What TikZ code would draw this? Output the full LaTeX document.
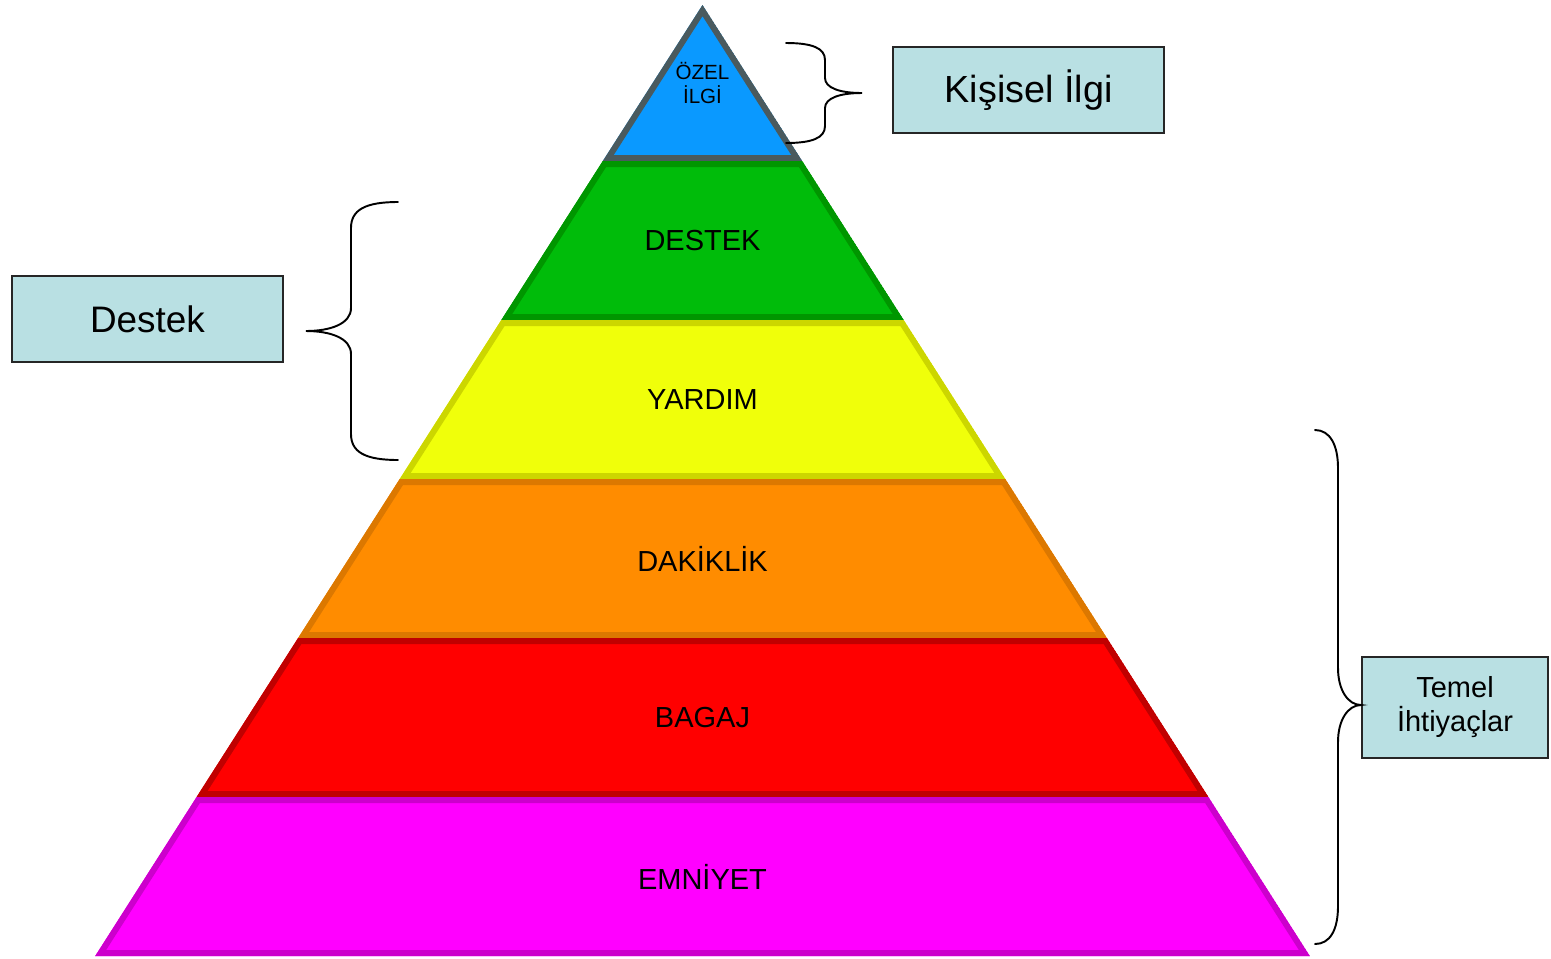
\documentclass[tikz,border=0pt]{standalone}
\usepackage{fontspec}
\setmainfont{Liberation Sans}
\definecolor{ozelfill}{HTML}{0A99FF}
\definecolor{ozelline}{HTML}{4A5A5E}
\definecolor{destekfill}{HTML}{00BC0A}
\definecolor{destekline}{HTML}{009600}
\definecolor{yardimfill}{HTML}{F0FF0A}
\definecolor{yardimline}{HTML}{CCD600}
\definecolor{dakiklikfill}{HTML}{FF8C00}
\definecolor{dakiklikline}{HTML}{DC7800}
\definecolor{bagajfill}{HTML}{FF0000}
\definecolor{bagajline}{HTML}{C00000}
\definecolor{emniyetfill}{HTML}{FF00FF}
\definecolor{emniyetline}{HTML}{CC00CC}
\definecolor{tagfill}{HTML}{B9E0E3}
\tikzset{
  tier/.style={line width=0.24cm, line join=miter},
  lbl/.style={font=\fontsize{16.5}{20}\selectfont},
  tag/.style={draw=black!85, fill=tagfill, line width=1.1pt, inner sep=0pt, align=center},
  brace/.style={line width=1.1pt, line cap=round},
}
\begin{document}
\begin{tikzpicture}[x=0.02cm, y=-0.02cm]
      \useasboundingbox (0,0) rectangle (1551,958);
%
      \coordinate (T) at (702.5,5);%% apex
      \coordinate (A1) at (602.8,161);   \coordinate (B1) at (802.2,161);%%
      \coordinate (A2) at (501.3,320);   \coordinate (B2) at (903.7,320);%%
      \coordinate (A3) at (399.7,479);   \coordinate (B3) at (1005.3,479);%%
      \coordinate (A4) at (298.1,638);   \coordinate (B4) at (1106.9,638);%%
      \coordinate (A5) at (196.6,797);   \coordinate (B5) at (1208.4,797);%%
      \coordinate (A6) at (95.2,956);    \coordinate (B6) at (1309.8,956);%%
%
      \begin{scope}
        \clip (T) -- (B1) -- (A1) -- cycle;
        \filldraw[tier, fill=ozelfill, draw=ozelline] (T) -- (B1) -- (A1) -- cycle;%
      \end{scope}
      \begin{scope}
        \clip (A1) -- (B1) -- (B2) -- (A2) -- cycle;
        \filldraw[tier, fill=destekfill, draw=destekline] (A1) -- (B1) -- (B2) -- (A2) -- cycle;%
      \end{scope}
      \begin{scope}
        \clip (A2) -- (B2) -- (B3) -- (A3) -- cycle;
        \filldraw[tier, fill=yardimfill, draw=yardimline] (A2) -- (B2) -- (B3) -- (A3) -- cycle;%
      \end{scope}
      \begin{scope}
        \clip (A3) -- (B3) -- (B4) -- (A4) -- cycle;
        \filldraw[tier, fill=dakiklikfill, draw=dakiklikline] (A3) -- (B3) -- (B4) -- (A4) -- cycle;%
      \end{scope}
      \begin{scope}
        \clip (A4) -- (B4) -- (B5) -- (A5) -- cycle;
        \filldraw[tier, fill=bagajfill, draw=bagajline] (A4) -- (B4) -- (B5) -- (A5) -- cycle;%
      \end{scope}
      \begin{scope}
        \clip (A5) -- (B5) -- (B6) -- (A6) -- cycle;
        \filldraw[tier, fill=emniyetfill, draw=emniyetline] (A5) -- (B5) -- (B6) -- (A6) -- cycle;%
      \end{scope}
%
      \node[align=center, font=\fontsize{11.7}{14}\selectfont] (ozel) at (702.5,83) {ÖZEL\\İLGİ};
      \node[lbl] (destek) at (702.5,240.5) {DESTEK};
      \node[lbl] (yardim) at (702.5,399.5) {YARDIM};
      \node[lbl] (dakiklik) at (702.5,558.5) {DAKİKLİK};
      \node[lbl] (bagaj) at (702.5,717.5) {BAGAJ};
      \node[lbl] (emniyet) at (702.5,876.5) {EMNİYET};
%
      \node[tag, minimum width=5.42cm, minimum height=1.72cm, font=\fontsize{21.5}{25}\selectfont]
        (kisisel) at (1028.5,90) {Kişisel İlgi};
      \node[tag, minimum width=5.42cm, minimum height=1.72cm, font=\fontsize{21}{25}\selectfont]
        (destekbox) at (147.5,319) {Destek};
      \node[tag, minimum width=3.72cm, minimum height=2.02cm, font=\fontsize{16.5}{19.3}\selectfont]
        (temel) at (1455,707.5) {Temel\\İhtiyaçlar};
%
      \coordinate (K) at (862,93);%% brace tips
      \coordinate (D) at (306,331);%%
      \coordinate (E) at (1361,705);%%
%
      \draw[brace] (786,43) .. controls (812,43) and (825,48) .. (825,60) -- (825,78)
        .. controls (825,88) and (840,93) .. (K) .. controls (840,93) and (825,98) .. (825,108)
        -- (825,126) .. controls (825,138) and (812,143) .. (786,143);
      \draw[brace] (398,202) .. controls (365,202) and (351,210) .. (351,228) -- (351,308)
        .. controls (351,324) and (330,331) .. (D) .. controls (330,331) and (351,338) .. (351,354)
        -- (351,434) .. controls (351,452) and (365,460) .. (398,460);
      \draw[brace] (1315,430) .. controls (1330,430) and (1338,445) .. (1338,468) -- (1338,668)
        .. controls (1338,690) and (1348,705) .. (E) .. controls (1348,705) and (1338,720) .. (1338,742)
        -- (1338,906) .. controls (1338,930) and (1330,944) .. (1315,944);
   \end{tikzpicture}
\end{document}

----

* [WHAT YOU HAVE TO DO] Keep every word of the data as it is when you write it out, but drop the pictures.

* [THE OUTPUT]
What TikZ code would draw this? Output the full LaTeX document.
\documentclass[tikz,border=0pt]{standalone}
\usepackage{fontspec}
\setmainfont{Liberation Sans}
\definecolor{ozelfill}{HTML}{0A99FF}
\definecolor{ozelline}{HTML}{4A5A5E}
\definecolor{destekfill}{HTML}{00BC0A}
\definecolor{destekline}{HTML}{009600}
\definecolor{yardimfill}{HTML}{F0FF0A}
\definecolor{yardimline}{HTML}{CCD600}
\definecolor{dakiklikfill}{HTML}{FF8C00}
\definecolor{dakiklikline}{HTML}{DC7800}
\definecolor{bagajfill}{HTML}{FF0000}
\definecolor{bagajline}{HTML}{C00000}
\definecolor{emniyetfill}{HTML}{FF00FF}
\definecolor{emniyetline}{HTML}{CC00CC}
\definecolor{tagfill}{HTML}{B9E0E3}
\tikzset{
  tier/.style={line width=0.24cm, line join=miter},
  lbl/.style={font=\fontsize{16.5}{20}\selectfont},
  tag/.style={draw=black!85, fill=tagfill, line width=1.1pt, inner sep=0pt, align=center},
  brace/.style={line width=1.1pt, line cap=round},
}
\begin{document}
\begin{tikzpicture}[x=0.02cm, y=-0.02cm]
      \useasboundingbox (0,0) rectangle (1551,958);
%
      \coordinate (T) at (702.5,5);%% apex
      \coordinate (A1) at (602.8,161);   \coordinate (B1) at (802.2,161);%%
      \coordinate (A2) at (501.3,320);   \coordinate (B2) at (903.7,320);%%
      \coordinate (A3) at (399.7,479);   \coordinate (B3) at (1005.3,479);%%
      \coordinate (A4) at (298.1,638);   \coordinate (B4) at (1106.9,638);%%
      \coordinate (A5) at (196.6,797);   \coordinate (B5) at (1208.4,797);%%
      \coordinate (A6) at (95.2,956);    \coordinate (B6) at (1309.8,956);%%
%
      \begin{scope}
        \clip (T) -- (B1) -- (A1) -- cycle;
        \filldraw[tier, fill=ozelfill, draw=ozelline] (T) -- (B1) -- (A1) -- cycle;%
      \end{scope}
      \begin{scope}
        \clip (A1) -- (B1) -- (B2) -- (A2) -- cycle;
        \filldraw[tier, fill=destekfill, draw=destekline] (A1) -- (B1) -- (B2) -- (A2) -- cycle;%
      \end{scope}
      \begin{scope}
        \clip (A2) -- (B2) -- (B3) -- (A3) -- cycle;
        \filldraw[tier, fill=yardimfill, draw=yardimline] (A2) -- (B2) -- (B3) -- (A3) -- cycle;%
      \end{scope}
      \begin{scope}
        \clip (A3) -- (B3) -- (B4) -- (A4) -- cycle;
        \filldraw[tier, fill=dakiklikfill, draw=dakiklikline] (A3) -- (B3) -- (B4) -- (A4) -- cycle;%
      \end{scope}
      \begin{scope}
        \clip (A4) -- (B4) -- (B5) -- (A5) -- cycle;
        \filldraw[tier, fill=bagajfill, draw=bagajline] (A4) -- (B4) -- (B5) -- (A5) -- cycle;%
      \end{scope}
      \begin{scope}
        \clip (A5) -- (B5) -- (B6) -- (A6) -- cycle;
        \filldraw[tier, fill=emniyetfill, draw=emniyetline] (A5) -- (B5) -- (B6) -- (A6) -- cycle;%
      \end{scope}
%
      \node[align=center, font=\fontsize{11.7}{14}\selectfont] (ozel) at (702.5,83) {ÖZEL\\İLGİ};
      \node[lbl] (destek) at (702.5,240.5) {DESTEK};
      \node[lbl] (yardim) at (702.5,399.5) {YARDIM};
      \node[lbl] (dakiklik) at (702.5,558.5) {DAKİKLİK};
      \node[lbl] (bagaj) at (702.5,717.5) {BAGAJ};
      \node[lbl] (emniyet) at (702.5,876.5) {EMNİYET};
%
      \node[tag, minimum width=5.42cm, minimum height=1.72cm, font=\fontsize{21.5}{25}\selectfont]
        (kisisel) at (1028.5,90) {Kişisel İlgi};
      \node[tag, minimum width=5.42cm, minimum height=1.72cm, font=\fontsize{21}{25}\selectfont]
        (destekbox) at (147.5,319) {Destek};
      \node[tag, minimum width=3.72cm, minimum height=2.02cm, font=\fontsize{16.5}{19.3}\selectfont]
        (temel) at (1455,707.5) {Temel\\İhtiyaçlar};
%
      \coordinate (K) at (862,93);%% brace tips
      \coordinate (D) at (306,331);%%
      \coordinate (E) at (1361,705);%%
%
      \draw[brace] (786,43) .. controls (812,43) and (825,48) .. (825,60) -- (825,78)
        .. controls (825,88) and (840,93) .. (K) .. controls (840,93) and (825,98) .. (825,108)
        -- (825,126) .. controls (825,138) and (812,143) .. (786,143);
      \draw[brace] (398,202) .. controls (365,202) and (351,210) .. (351,228) -- (351,308)
        .. controls (351,324) and (330,331) .. (D) .. controls (330,331) and (351,338) .. (351,354)
        -- (351,434) .. controls (351,452) and (365,460) .. (398,460);
      \draw[brace] (1315,430) .. controls (1330,430) and (1338,445) .. (1338,468) -- (1338,668)
        .. controls (1338,690) and (1348,705) .. (E) .. controls (1348,705) and (1338,720) .. (1338,742)
        -- (1338,906) .. controls (1338,930) and (1330,944) .. (1315,944);
   \end{tikzpicture}
\end{document}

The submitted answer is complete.